### Job
Reproduce every line of the listing as written, apart from the pictures.
──────────────────────────────
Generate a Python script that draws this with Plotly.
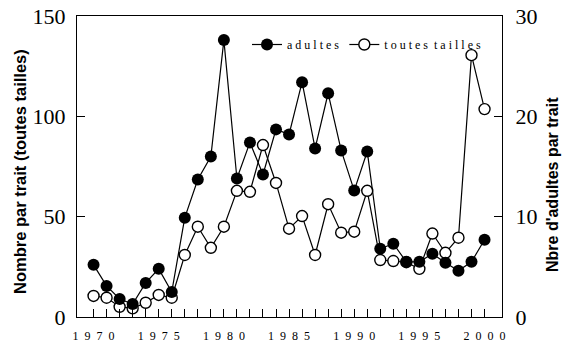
import plotly.graph_objects as go

years = list(range(1970, 2001))
adultes = [5.2, 3.1, 1.8, 1.3, 3.4, 4.8, 2.5, 9.9, 13.7, 16.0, 27.6, 13.8, 17.4, 14.2, 18.7,
           18.2, 23.4, 16.8, 22.3, 16.6, 12.6, 16.5, 6.8, 7.3, 5.5, 5.5, 6.3, 5.4, 4.6, 5.5, 7.7]
toutes_tailles = [10.5, 9.6, 5.1, 4.3, 7.1, 11.0, 9.6, 30.9, 45.0, 34.5, 45.0, 62.9, 62.4, 85.7, 66.8,
                  44.0, 50.3, 30.9, 56.2, 42.0, 42.5, 62.9, 28.4, 27.9, 27.3, 24.0, 41.6, 32.0, 39.5, 130.5, 103.6]
x_ticktext = ["\u2002".join(str(y)) if y % 5 == 0 else "" for y in years]
left_ticks = [0, 50, 100, 150]
left_ticktext = ["0", "50", "100", "150"]
right_ticks = [0, 10, 20, 30]
right_ticktext = ["0", "10", "20", "30"]

W, H = 564, 344
L, R, T, B = 77, 62, 16, 27
pw, ph = W - L - R, H - T - B

fig = go.Figure()
fig.add_trace(go.Scatter(
    x=years, y=toutes_tailles, name="t o u t e s  t a i l l e s", mode="lines+markers",
    line=dict(color="black", width=1.2),
    marker=dict(symbol="circle", size=11, color="white", line=dict(color="black", width=1.4)),
    yaxis="y"))
fig.add_trace(go.Scatter(
    x=years, y=adultes, name="a d u l t e s", mode="lines+markers",
    line=dict(color="black", width=1.2),
    marker=dict(symbol="circle", size=12, color="black"),
    yaxis="y2"))

serif = "Liberation Serif, Times New Roman, serif"
sans = "Liberation Sans, Arial, sans-serif"

fig.update_layout(
    width=W, height=H,
    margin=dict(l=L, r=R, t=T, b=B, pad=0, autoexpand=False),
    paper_bgcolor="white", plot_bgcolor="white",
    showlegend=True,
    legend=dict(orientation="h", x=(247 - L) / pw, y=(T + ph - 30) / ph, xanchor="left", yanchor="top",
                font=dict(family=serif, size=12, color="black"), bgcolor="rgba(0,0,0,0)",
                itemwidth=30, traceorder="reversed", tracegroupgap=0),
    xaxis=dict(range=[1968.73, 2001.34], tickmode="array", tickvals=years, ticktext=x_ticktext,
               ticks="inside", ticklen=8, tickwidth=1, tickcolor="black",
               showline=True, linecolor="black", linewidth=1.3, mirror=True,
               showgrid=False, zeroline=False, automargin=False,
               tickfont=dict(family=serif, size=12, color="black"), ticklabelstandoff=7),
    yaxis=dict(range=[0, 150], tickmode="array", tickvals=left_ticks, ticktext=left_ticktext,
               ticks="inside", ticklen=8, tickwidth=1, tickcolor="black",
               showline=True, linecolor="black", linewidth=1.3,
               showgrid=False, zeroline=False, automargin=False,
               tickfont=dict(family=serif, size=22, color="black"), ticklabelstandoff=6),
    yaxis2=dict(range=[0, 30], overlaying="y", side="right", tickmode="array",
                tickvals=right_ticks, ticktext=right_ticktext,
                ticks="inside", ticklen=8, tickwidth=1, tickcolor="black",
                showline=True, linecolor="black", linewidth=1.3,
                showgrid=False, zeroline=False, automargin=False,
                tickfont=dict(family=serif, size=22, color="black"), ticklabelstandoff=8),
    annotations=[
        dict(text="<b>Nombre par trait (toutes tailles)</b>", xref="paper", yref="paper",
             x=(20 - L) / pw, y=(T + ph - 172) / ph, textangle=-90, showarrow=False,
             font=dict(family=sans, size=16.5, color="black"), xanchor="center", yanchor="middle"),
        dict(text="<b>Nbre d'adultes par trait</b>", xref="paper", yref="paper",
             x=(552 - L) / pw, y=(T + ph - 185) / ph, textangle=-90, showarrow=False,
             font=dict(family=sans, size=16, color="black"), xanchor="center", yanchor="middle"),
    ],
)

fig.write_html("out.html", config={"displayModeBar": False},
               post_script="document.body.style.margin='0';document.body.style.padding='0';")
──────────────────────────────
### Written solution
Generate a Python script that draws this with Plotly.
import plotly.graph_objects as go

years = list(range(1970, 2001))
adultes = [5.2, 3.1, 1.8, 1.3, 3.4, 4.8, 2.5, 9.9, 13.7, 16.0, 27.6, 13.8, 17.4, 14.2, 18.7,
           18.2, 23.4, 16.8, 22.3, 16.6, 12.6, 16.5, 6.8, 7.3, 5.5, 5.5, 6.3, 5.4, 4.6, 5.5, 7.7]
toutes_tailles = [10.5, 9.6, 5.1, 4.3, 7.1, 11.0, 9.6, 30.9, 45.0, 34.5, 45.0, 62.9, 62.4, 85.7, 66.8,
                  44.0, 50.3, 30.9, 56.2, 42.0, 42.5, 62.9, 28.4, 27.9, 27.3, 24.0, 41.6, 32.0, 39.5, 130.5, 103.6]
x_ticktext = ["\u2002".join(str(y)) if y % 5 == 0 else "" for y in years]
left_ticks = [0, 50, 100, 150]
left_ticktext = ["0", "50", "100", "150"]
right_ticks = [0, 10, 20, 30]
right_ticktext = ["0", "10", "20", "30"]

W, H = 564, 344
L, R, T, B = 77, 62, 16, 27
pw, ph = W - L - R, H - T - B

fig = go.Figure()
fig.add_trace(go.Scatter(
    x=years, y=toutes_tailles, name="t o u t e s  t a i l l e s", mode="lines+markers",
    line=dict(color="black", width=1.2),
    marker=dict(symbol="circle", size=11, color="white", line=dict(color="black", width=1.4)),
    yaxis="y"))
fig.add_trace(go.Scatter(
    x=years, y=adultes, name="a d u l t e s", mode="lines+markers",
    line=dict(color="black", width=1.2),
    marker=dict(symbol="circle", size=12, color="black"),
    yaxis="y2"))

serif = "Liberation Serif, Times New Roman, serif"
sans = "Liberation Sans, Arial, sans-serif"

fig.update_layout(
    width=W, height=H,
    margin=dict(l=L, r=R, t=T, b=B, pad=0, autoexpand=False),
    paper_bgcolor="white", plot_bgcolor="white",
    showlegend=True,
    legend=dict(orientation="h", x=(247 - L) / pw, y=(T + ph - 30) / ph, xanchor="left", yanchor="top",
                font=dict(family=serif, size=12, color="black"), bgcolor="rgba(0,0,0,0)",
                itemwidth=30, traceorder="reversed", tracegroupgap=0),
    xaxis=dict(range=[1968.73, 2001.34], tickmode="array", tickvals=years, ticktext=x_ticktext,
               ticks="inside", ticklen=8, tickwidth=1, tickcolor="black",
               showline=True, linecolor="black", linewidth=1.3, mirror=True,
               showgrid=False, zeroline=False, automargin=False,
               tickfont=dict(family=serif, size=12, color="black"), ticklabelstandoff=7),
    yaxis=dict(range=[0, 150], tickmode="array", tickvals=left_ticks, ticktext=left_ticktext,
               ticks="inside", ticklen=8, tickwidth=1, tickcolor="black",
               showline=True, linecolor="black", linewidth=1.3,
               showgrid=False, zeroline=False, automargin=False,
               tickfont=dict(family=serif, size=22, color="black"), ticklabelstandoff=6),
    yaxis2=dict(range=[0, 30], overlaying="y", side="right", tickmode="array",
                tickvals=right_ticks, ticktext=right_ticktext,
                ticks="inside", ticklen=8, tickwidth=1, tickcolor="black",
                showline=True, linecolor="black", linewidth=1.3,
                showgrid=False, zeroline=False, automargin=False,
                tickfont=dict(family=serif, size=22, color="black"), ticklabelstandoff=8),
    annotations=[
        dict(text="<b>Nombre par trait (toutes tailles)</b>", xref="paper", yref="paper",
             x=(20 - L) / pw, y=(T + ph - 172) / ph, textangle=-90, showarrow=False,
             font=dict(family=sans, size=16.5, color="black"), xanchor="center", yanchor="middle"),
        dict(text="<b>Nbre d'adultes par trait</b>", xref="paper", yref="paper",
             x=(552 - L) / pw, y=(T + ph - 185) / ph, textangle=-90, showarrow=False,
             font=dict(family=sans, size=16, color="black"), xanchor="center", yanchor="middle"),
    ],
)

fig.write_html("out.html", config={"displayModeBar": False},
               post_script="document.body.style.margin='0';document.body.style.padding='0';")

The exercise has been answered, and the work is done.